The disputed letter, written under the real estate agent's letterhead, states:

*1065 June 21, 1977

This letter of intent and good faith deposit of One thousand dollars ($1,000.00) is submitted to show our serious intent to purchase the property at 402 Tennessee Ave N.E., Washington, D.C. We wish to assist in the design for the renovation of the property and participate in the selection of finishing cosmetic items.

The deposit is to be held by Metro Properties. In the event that a contract agreement for the sale of 402 Tennessee Ave NE between the purchasers and seller has not been written within forty-five (45) days, the purchasers reserve the right to withdraw this letter of intent and have their deposit refunded in full.

Agent /s/ Thomas R. Feathering Purchaser /s/ Arthur G. Hackney Purchaser /s/ Sandra A. Conley Seller /s/ Allen Phipps, vice pres.

There are only two issues here: (1) whether appellee made an oral promise to appellants, in exchange for valuable consideration, to keep a realty sales offer open for a fixed or reasonable period of time (that is, whether the parties made a valid oral option agreement) and (2) if so, whether enforcement of that oral agreement is barred by the District of Columbia Statute of Frauds, D.C. Code 1973, § 28-3502. We answer the first question affirmatively and conclude that appellee's stipulations at trial estop it from asserting either a Statute of Frauds bar or a parol evidence objection[1] to the enforcement of the oral agreement.

Statute of Frauds

We address the statute of frauds issue first.[2]

The statute of frauds, first enacted in England in 1677, 29 Car. II, Cap. 3, was "intended to guard against the perils of *1066 perjury and error in the spoken word, and to protect defendants against unfounded and fraudulent claims." 3 Williston on Contracts § 448 at 344 (3d ed. 1960). The statute's intent was not to invalidate any oral agreement in one of the enumerated classes, but merely to suspend its enforcement "until the statute is satisfied by the reduction of it to writing." Id. at 342.

The statute was devised, not as a mandatory directive to reduce to writing any oral contract which comes under the statute on pain of forever foregoing the right to enforce it, but, rather, as an optional defense that the party being charged may invoke to prevent the enforcement of unfounded claims against him. Consequently, the defense may be lost if it is not affirmatively pleaded. Cavalier v. Weinstein, D.C.Mun.App., 80 A.2d 918 (1951); Saunders System Washington Co. v. Kuffner, D.C.Mun.App., 75 A.2d 136 (1950); Super.Ct.Civ.R. 8(c).

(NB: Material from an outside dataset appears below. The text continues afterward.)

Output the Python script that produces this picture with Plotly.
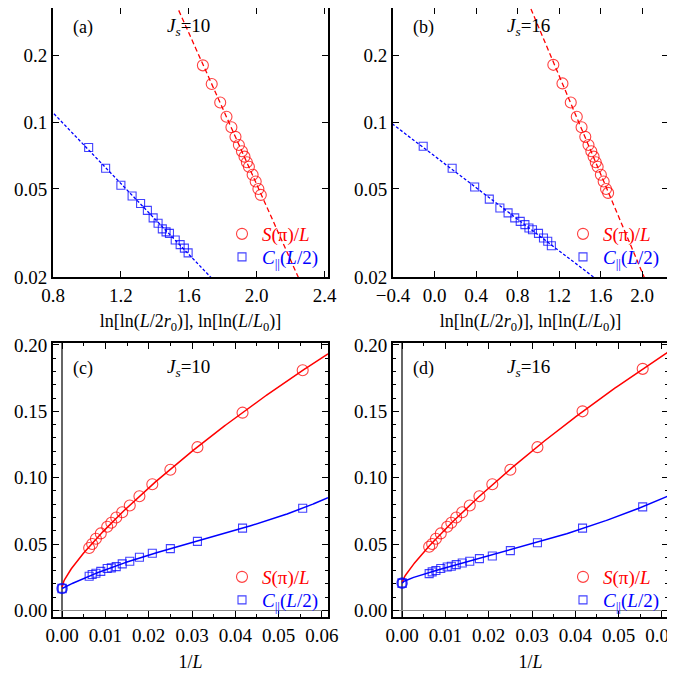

There are several situations where courts may refuse to allow the defendant to interpose a statute of frauds defense even if it is properly raised: "[I]n the early history of the statute a defendant was denied the privilege of pleading [it] in three main instances: (a) where his own fraud was responsible for the non-existence of the required signed memorandum [equitable estoppel]; (b) where the equitable doctrine of part performance was applicable [promissory estoppel], and (c) where the defendant has admitted the contract [waiver]." Wolf v. Crosby, 377 A.2d 22, 26 (Del.Ch.1977).

The courts in this jurisdiction have had numerous occasions to deny defendants a statute of frauds defense under the first two of these three circumstances (equitable and promissory estoppel). See, e. g., Ammerman v. City Stores Co., 129 U.S.App. D.C. 325, 394 F.2d 950 (1968) (promissory estoppel; plaintiff's justifiable reliance on an agent's promise estops latter from asserting statutory bar); Amberger & Wohlfarth, Inc. v. District of Columbia, D.C. App., 300 A.2d 460 (1973) (partial or complete performance under an oral contract may remove the case from the applicability of the statute); Easter v. Kass-Berger, Inc., D.C.Mun.App., 121 A.2d 868 (1956) (doctrine of fraud may be invoked to prevent statute of frauds from becoming an instrument of fraud); Kresge v. Crowley, 47 App.D.C. 13 (1917) (statute of frauds will not be applied by equity court when to do so would make statute an instrument of fraud).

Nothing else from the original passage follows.